NDeanon_AI_Homework_07 - TheEvergreenStateCollege/upper-division-cs-23-24 GitHub Wiki

Question 0: Which of the following vectors is a one-hot encoding? How would you describe a one-hot encoding in English?

A: The bit that is hot, so on the right side of the top row.

Question 1. What is an (x,y) training example (in English)?

A: the X is the input and the Y is the output.

Question 2. We call large texts for training a GPT "self-labeling" because we can sample from the text in a sliding window (or batches of words).

Match the following terms (A,B,C) with its definition below (1,2,3):

A. max_length in = ii

B. stride = i

C. batch size =iii

i. the number of token IDs to "slide" forward from one (x,y) training example to the next (x,y) training example

ii. chunk size, or number of token IDs to group together into one x or y of a training example (x,y)

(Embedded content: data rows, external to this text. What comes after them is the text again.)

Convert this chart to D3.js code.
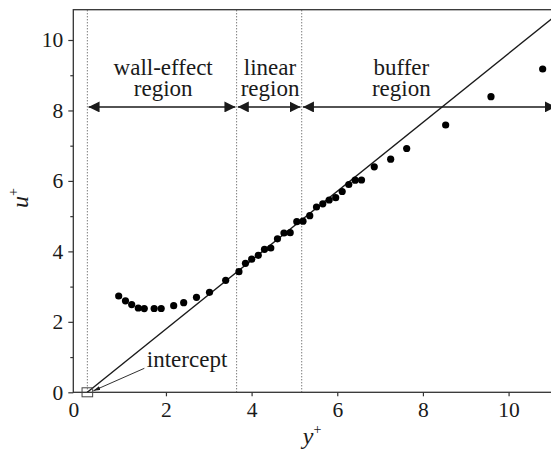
<!DOCTYPE html>
<html>
<head>
<meta charset="utf-8">
<script src="https://cdn.jsdelivr.net/npm/d3@7"></script>
<style>
  body { margin: 0; background: #fff; }
  svg { display: block; }
</style>
</head>
<body>
<svg id="chart" width="551" height="450"></svg>
<script>
// Mean velocity u+ against wall distance y+ (near-wall data)
const yPlus = [0.897, 1.055, 1.200, 1.354, 1.494, 1.725, 1.889, 2.181, 2.414, 2.713,
               3.017, 3.395, 3.705, 3.857, 4.002, 4.156, 4.301, 4.448, 4.604, 4.756,
               4.901, 5.055, 5.200, 5.358, 5.515, 5.662, 5.811, 5.963, 6.115, 6.269,
               6.418, 6.566, 6.864, 7.247, 7.621, 8.531, 9.589, 10.796];
const uPlus = [2.734, 2.597, 2.489, 2.393, 2.376, 2.379, 2.379, 2.458, 2.543, 2.697,
               2.839, 3.179, 3.423, 3.662, 3.778, 3.889, 4.059, 4.096, 4.357, 4.522,
               4.530, 4.843, 4.857, 5.013, 5.260, 5.351, 5.458, 5.524, 5.700, 5.898,
               6.021, 6.026, 6.401, 6.617, 6.920, 7.587, 8.391, 9.177];

// Fitted linear law through the intercept
const fitYPlus = [0.165, 11.3];
const fitUPlus = [0, 10.89];
const interceptYPlus = 0.165;

// Region boundaries and labels
const regionEdges = [0.165, 3.65, 5.17, 11.13];
const regionNames = [["wall-effect", "region"], ["linear", "region"], ["buffer", "region"]];
const regionLabelX = [1.935, 4.43, 7.495];
const regionArrowU = 8.1;

const xMajorTicks = [2, 4, 6, 8, 10];
const yMajorTicks = [0, 2, 4, 6, 8, 10];
const yMinorTicks = [1, 3, 5, 7, 9];

const serif = "'Liberation Serif', 'Times New Roman', Times, 'DejaVu Serif', serif";
const ink = "#1a1a1a";

const svg = d3.select("#chart").style("font-family", serif);
const plotLeft = 73.3, plotTop = 9.7, plotBottom = 392.3;

const x = d3.scaleLinear().domain([-0.163, 11.3]).range([plotLeft, plotLeft + 11.463 * 42.83]);
const y = d3.scaleLinear().domain([0, 10.86]).range([plotBottom, plotTop]);
const plotRight = x.range()[1];

const defs = svg.append("defs");
defs.append("clipPath").attr("id", "plotClip")
  .append("rect").attr("x", plotLeft).attr("y", plotTop)
  .attr("width", plotRight - plotLeft).attr("height", plotBottom - plotTop);
defs.append("marker").attr("id", "tri")
  .attr("viewBox", "0 0 11 11").attr("refX", 11).attr("refY", 5.5)
  .attr("markerWidth", 11).attr("markerHeight", 11)
  .attr("markerUnits", "userSpaceOnUse").attr("orient", "auto-start-reverse")
  .append("path").attr("d", "M0,0L11,5.5L0,11Z").attr("fill", ink);
defs.append("marker").attr("id", "smallTri")
  .attr("viewBox", "0 0 7 4").attr("refX", 7).attr("refY", 2)
  .attr("markerWidth", 7).attr("markerHeight", 4)
  .attr("markerUnits", "userSpaceOnUse").attr("orient", "auto")
  .append("path").attr("d", "M0,0L7,2L0,4Z").attr("fill", ink);

// Frame
svg.append("rect")
  .attr("x", plotLeft).attr("y", plotTop)
  .attr("width", plotRight - plotLeft).attr("height", plotBottom - plotTop)
  .attr("fill", "none").attr("stroke", "#333").attr("stroke-width", 1.3);

const plot = svg.append("g").attr("clip-path", "url(#plotClip)");

// Dotted region boundaries
plot.selectAll("line.edge").data(regionEdges.slice(0, 3)).join("line")
  .attr("class", "edge")
  .attr("x1", d => x(d)).attr("x2", d => x(d))
  .attr("y1", y(0)).attr("y2", plotTop)
  .attr("stroke", "#444").attr("stroke-width", 1)
  .attr("stroke-dasharray", "1,2");

// Fitted line
plot.append("path")
  .datum(fitYPlus.map((v, i) => [v, fitUPlus[i]]))
  .attr("d", d3.line().x(d => x(d[0])).y(d => y(d[1])))
  .attr("fill", "none").attr("stroke", ink).attr("stroke-width", 1.4);

// Double-headed region arrows
const gap = 1.2;
plot.selectAll("line.arrow").data(d3.range(3)).join("line")
  .attr("class", "arrow")
  .attr("x1", i => x(regionEdges[i]) + gap)
  .attr("x2", i => x(regionEdges[i + 1]) - gap)
  .attr("y1", y(regionArrowU)).attr("y2", y(regionArrowU))
  .attr("stroke", ink).attr("stroke-width", 1.5)
  .attr("marker-start", "url(#tri)").attr("marker-end", "url(#tri)");

// Region labels (two lines each, tight leading)
const arrowY = y(regionArrowU);
regionNames.forEach((lines, i) => {
  lines.forEach((s, j) => {
    svg.append("text")
      .attr("x", x(regionLabelX[i]))
      .attr("y", arrowY - 31.5 + j * 20.8)
      .attr("text-anchor", "middle")
      .style("font-family", serif).style("font-size", "23px")
      .attr("fill", ink)
      .text(s);
  });
});

// Data points
plot.selectAll("circle").data(yPlus).join("circle")
  .attr("cx", d => x(d))
  .attr("cy", (d, i) => y(uPlus[i]))
  .attr("r", 3.6)
  .attr("fill", "#000");

// Intercept marker and label
const ix = x(interceptYPlus), iy = y(0);
svg.append("rect")
  .attr("x", ix - 5.3).attr("y", iy - 4.5)
  .attr("width", 10.6).attr("height", 9)
  .attr("fill", "none").attr("stroke", "#444").attr("stroke-width", 1);
svg.append("line")
  .attr("x1", ix + 57).attr("y1", iy - 24)
  .attr("x2", ix + 6).attr("y2", iy - 1.5)
  .attr("stroke", ink).attr("stroke-width", 0.9)
  .attr("marker-end", "url(#smallTri)");
svg.append("text")
  .attr("x", ix + 59.5).attr("y", iy - 25.6)
  .style("font-family", serif).style("font-size", "23px")
  .attr("fill", ink)
  .text("intercept");

// Axes
const xAxis = svg.append("g")
  .attr("transform", `translate(0,${plotBottom})`)
  .call(d3.axisBottom(x).tickValues(xMajorTicks).tickSize(4).tickPadding(5.5).tickFormat(d3.format("d")));
const yAxis = svg.append("g")
  .attr("transform", `translate(${plotLeft},0)`)
  .call(d3.axisLeft(y).tickValues(yMajorTicks).tickSize(5).tickPadding(5).tickFormat(d3.format("d")));
svg.append("g")
  .attr("transform", `translate(${plotLeft},0)`)
  .call(d3.axisLeft(y).tickValues(yMinorTicks).tickSize(3).tickFormat(""))
  .call(g => g.select(".domain").remove());

[xAxis, yAxis].forEach(g => {
  g.select(".domain").remove();
  g.attr("font-family", null).attr("font-size", null);
  g.selectAll(".tick text")
    .style("font-family", serif).style("font-size", "21.5px")
    .attr("fill", ink);
});
svg.selectAll(".tick line").attr("stroke", "#333").attr("stroke-width", 1.2);

// Origin label sits at the axis corner
svg.append("text")
  .attr("x", plotLeft + 0.5).attr("y", plotBottom + 9.5).attr("dy", "0.71em")
  .attr("text-anchor", "middle")
  .style("font-family", serif).style("font-size", "21.5px")
  .attr("fill", ink)
  .text("0");

// Axis titles
const xt = svg.append("text")
  .attr("x", 312).attr("y", 444)
  .attr("text-anchor", "middle")
  .style("font-family", serif).style("font-size", "24px")
  .attr("fill", ink);
xt.append("tspan").style("font-style", "italic").text("y");
xt.append("tspan").style("font-size", "14px").attr("dy", -10).text("+");

const yt = svg.append("text")
  .attr("transform", "translate(28,198) rotate(-90)")
  .attr("text-anchor", "middle")
  .style("font-family", serif).style("font-size", "24px")
  .attr("fill", ink);
yt.append("tspan").style("font-style", "italic").text("u");
yt.append("tspan").style("font-size", "14px").attr("dy", -10).text("+");
</script>
</body>
</html>
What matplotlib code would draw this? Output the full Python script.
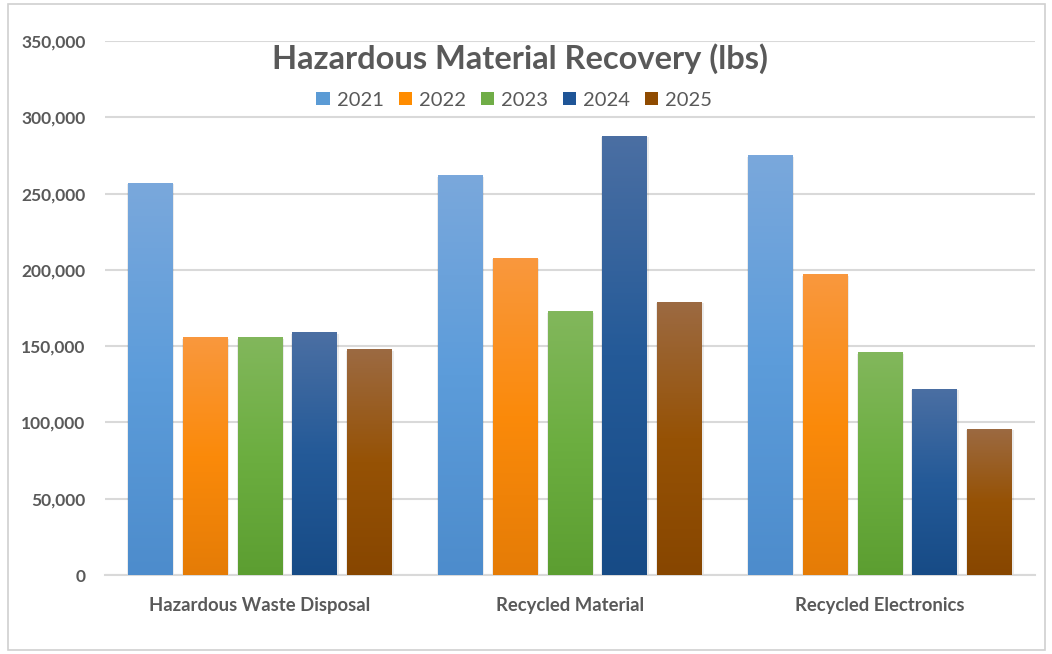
import numpy as np
import matplotlib
matplotlib.use("Agg")
import matplotlib.pyplot as plt
from matplotlib.colors import LinearSegmentedColormap
from matplotlib.patches import Rectangle
from matplotlib.ticker import FuncFormatter

categories = ["Hazardous Waste Disposal", "Recycled Material", "Recycled Electronics"]
years = ["2021", "2022", "2023", "2024", "2025"]
values_2021 = [257000, 262000, 275000]
values_2022 = [156000, 208000, 197000]
values_2023 = [156000, 173000, 146000]
values_2024 = [159000, 288000, 122000]
values_2025 = [148000, 179000, 96000]
series = [values_2021, values_2022, values_2023, values_2024, values_2025]

# top / middle / bottom colours of the gradient fill
base_colors = ["#5b9bd5", "#ff8c00", "#70ad47", "#1f5597", "#8f4b00"]
gradients = [
    ["#7aa8dc", "#5c9cda", "#4d8ccc"],
    ["#f9983e", "#fb8a0a", "#e57c06"],
    ["#82b75c", "#6cae40", "#5c9e31"],
    ["#4b6fa3", "#245a98", "#174b86"],
    ["#9c6a42", "#965205", "#874600"],
]

text_gray = "#595959"
grid_gray = "#d9d9d9"
font = ["Lato", "DejaVu Sans"]

fig = plt.figure(figsize=(10.52, 6.54), dpi=100)
fig.patch.set_facecolor("white")
fig.patches.append(Rectangle((8 / 1052, 4 / 654), 1037 / 1052, 646 / 654,
                             transform=fig.transFigure, fill=False,
                             edgecolor="#d0d0d0", linewidth=1.2))

ax = fig.add_axes([105 / 1052, 1 - 575 / 654, 930 / 1052, 534 / 654])

x = np.arange(len(categories))
slot = 0.177
width = 0.145
grad = np.linspace(0, 1, 256).reshape(-1, 1)

handles = []
for i, (vals, cols) in enumerate(zip(series, gradients)):
    offs = x + (i - 2) * slot
    bars = ax.bar(offs, vals, width=width, color=base_colors[i], label=years[i],
                  zorder=3, linewidth=0)
    cmap = LinearSegmentedColormap.from_list(f"g{i}", cols[::-1])
    for b in bars:
        bx, by = b.get_x(), b.get_y()
        bw, bh = b.get_width(), b.get_height()
        # soft shadow
        ax.add_patch(Rectangle((bx - 0.003, by), bw + 0.008, bh - 1000, facecolor="#000000",
                               alpha=0.08, linewidth=0, zorder=2))
        im = ax.imshow(grad, extent=[bx, bx + bw, by, by + bh], origin="lower",
                       cmap=cmap, aspect="auto", zorder=4)
        im.set_clip_path(b)
        b.set_alpha(0)
    handles.append(Rectangle((0, 0), 1, 1, facecolor=base_colors[i]))

ax.set_aspect("auto")
ax.set_xlim(-0.5, 2.5)
ax.set_ylim(0, 350000)

ax.set_yticks(np.arange(0, 350001, 50000))
ax.yaxis.set_major_formatter(FuncFormatter(lambda v, p: f"{int(v):,}"))
ax.yaxis.grid(True, color=grid_gray, linewidth=1.5, zorder=0)
ax.set_axisbelow(True)
for s in ["top", "right", "left"]:
    ax.spines[s].set_visible(False)
ax.spines["bottom"].set_color(grid_gray)
ax.spines["bottom"].set_linewidth(1.5)
ax.tick_params(axis="y", length=0, pad=14, labelsize=12.5, labelcolor=text_gray)
ax.tick_params(axis="x", length=0, pad=16, labelsize=13.3, labelcolor=text_gray)
ax.set_xticks(x)
ax.set_xticklabels(categories)
for lab in ax.get_xticklabels() + ax.get_yticklabels():
    lab.set_fontfamily(font)
    lab.set_fontweight("bold")

fig.text(0.494, 0.911, "Hazardous Material Recovery (lbs)", ha="center", va="center",
         fontsize=23.5, fontweight="bold", color=text_gray, family=font)

leg = fig.legend(handles, years, loc="center", bbox_to_anchor=(0.489, 0.847), ncol=5,
                 frameon=False, handlelength=0.65, handleheight=0.65,
                 handletextpad=0.35, columnspacing=0.75,
                 prop={"family": font, "size": 14.5})
for t in leg.get_texts():
    t.set_color(text_gray)

fig.savefig("out.png", dpi=100, facecolor="white")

iii. the number of (x,y) training examples returned in each call to next of our dataloader's iterator.

Question 3. Because embedding is stored as a matrix, and we studied how neural network weights can also be stored in a matrix, we can view the operation of transforming an input vector into an embedding as a two-layer neural network.

The embedding matrix should map each word in the vocabulary to a vector in the out put space, which means the matrix will be 7 rows and 128 columns so the shape should be (7,128) I believe.